= Lelang Union =

Lelang Union (লেলাং ইউনিয়ন) is a union parishad under Fatikchhari Upazila of Chittagong District in eastern Bangladesh.

==Geography==
Lelang Union has a total area of 11,062 acres. It borders Kanchan Nagar Union to the north, Khiram Union to the east, Nanupur Union to the south, and Rangamatia Union to the west.

==Demographics==
According to the 2011 Bangladesh census, Lelang Union had 4,962 households and a population of 25,078. Islam was the majority religion (83.7% of the population).
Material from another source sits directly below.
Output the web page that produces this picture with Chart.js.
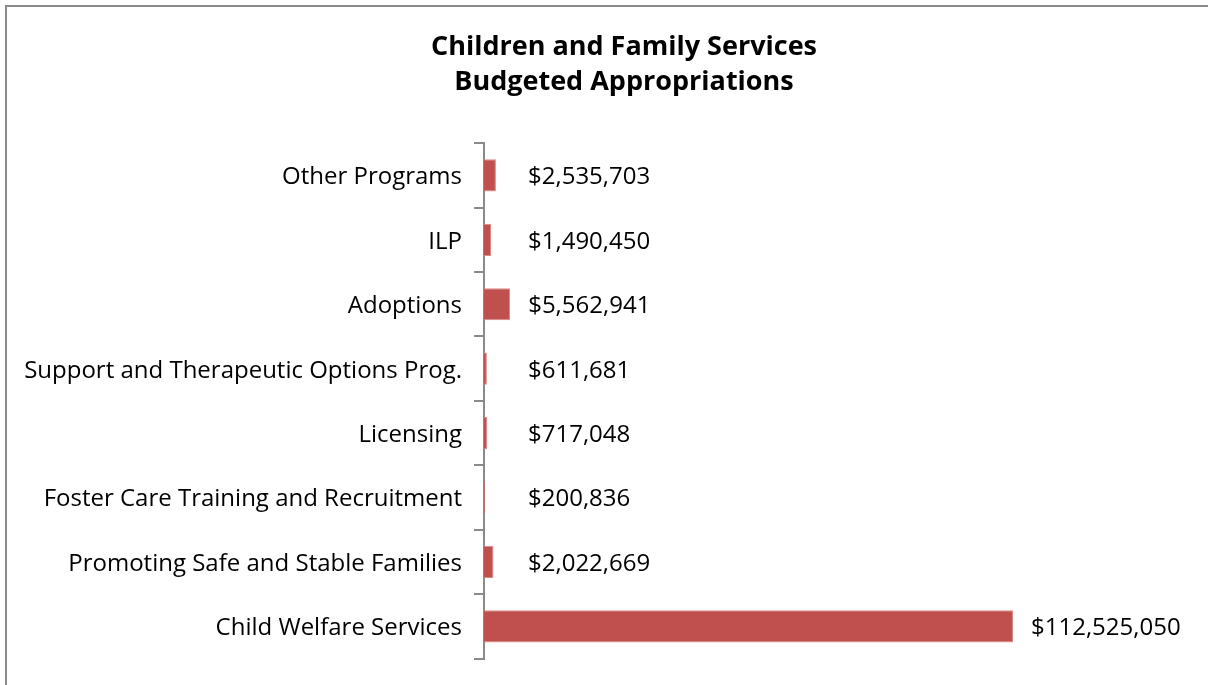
<!DOCTYPE html>
<html>
<head>
<meta charset="utf-8">
<script src="https://cdn.jsdelivr.net/npm/chart.js@4/dist/chart.umd.min.js"></script>
<style>
  html, body { margin: 0; padding: 0; background: #fff; overflow: hidden; }
  #wrap { position: relative; width: 1208px; height: 685px; }
  #frame {
    position: absolute; left: 5px; top: 5px; width: 1300px; height: 800px;
    border-left: 2px solid #8a8a8a; border-top: 2px solid #8a8a8a;
  }
  canvas { position: absolute; left: 0; top: 0; }
</style>
</head>
<body>
<div id="wrap">
  <div id="frame"></div>
  <canvas id="chart" width="1208" height="685"></canvas>
</div>
<script>
// categories top to bottom, as in the picture
const programs = [
  'Other Programs',
  'ILP',
  'Adoptions',
  'Support and Therapeutic Options Prog.',
  'Licensing',
  'Foster Care Training and Recruitment',
  'Promoting Safe and Stable Families',
  'Child Welfare Services'
];
const appropriations = [2535703, 1490450, 5562941, 611681, 717048, 200836, 2022669, 112525050];
const titleLines = ['Children and Family Services', 'Budgeted Appropriations'];

const money = v => '$' + v.toLocaleString('en-US');

// value labels right of each bar
const valueLabels = {
  id: 'valueLabels',
  afterLayout(chart) {
    // title sits a bit right of the canvas centre in the original
    chart.titleBlock.left += 40;
  },
  afterDatasetsDraw(chart) {
    const ctx = chart.ctx;
    const meta = chart.getDatasetMeta(0);
    const left = chart.chartArea.left;
    ctx.save();
    ctx.font = '24px "Open Sans"';
    ctx.fillStyle = '#000';
    ctx.textAlign = 'left';
    ctx.textBaseline = 'middle';
    meta.data.forEach((bar, i) => {
      const x = Math.max(bar.x + 18, left + 44);
      ctx.fillText(money(appropriations[i]), x, bar.y + 2);
    });
    ctx.restore();
  }
};

new Chart(document.getElementById('chart'), {
  type: 'bar',
  data: {
    labels: programs,
    datasets: [{
      data: appropriations,
      backgroundColor: '#C0504D',
      borderColor: '#D88A88',
      borderWidth: 1,
      barPercentage: 0.5,
      categoryPercentage: 1
    }]
  },
  options: {
    indexAxis: 'y',
    responsive: false,
    animation: false,
    layout: { padding: { top: 0, right: 0, bottom: 25, left: 0 } },
    plugins: {
      legend: { display: false },
      tooltip: { enabled: false },
      title: {
        display: true,
        text: titleLines,
        color: '#000',
        font: { family: '"Open Sans"', size: 27, weight: 'bold', lineHeight: 1.3 },
        padding: { top: 30, bottom: 43 }
      }
    },
    scales: {
      x: {
        display: false,
        min: 0,
        max: 154000000
      },
      y: {
        afterFit(scale) { scale.width = 484; },
        border: { display: true, color: '#8a8a8a', width: 2 },
        grid: {
          display: true,
          offset: true,
          drawOnChartArea: false,
          drawTicks: true,
          tickLength: 10,
          color: '#8a8a8a',
          lineWidth: 2
        },
        ticks: {
          color: '#000',
          padding: 12,
          labelOffset: 2,
          font: { family: '"Open Sans"', size: 24 }
        }
      }
    }
  },
  plugins: [valueLabels]
});
</script>
</body>
</html>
Hindus were the second-largest religious community (16.1% of the population). 11.1% of the population was under the age of 5. The literacy rate (age 7 and over) was 51.4%, compared to the national average of 51.8%.

==Administration==
There are six villages in the union: Damdama, Fenua, Gopalghata, Lelang, Shahnagar, and Roypur.

==Education==
There is one higher secondary school, Shahnagar Bohumukhi High School and College. There is one secondary school, Gopalghata High School.

The madrasa education system includes one dakil madrasa, Bonde Raza A Mohila Dakil Madrasha.

==Notable residents==
- Nurul Alam Chowdhury, member of parliament, was born in Gopalghata village.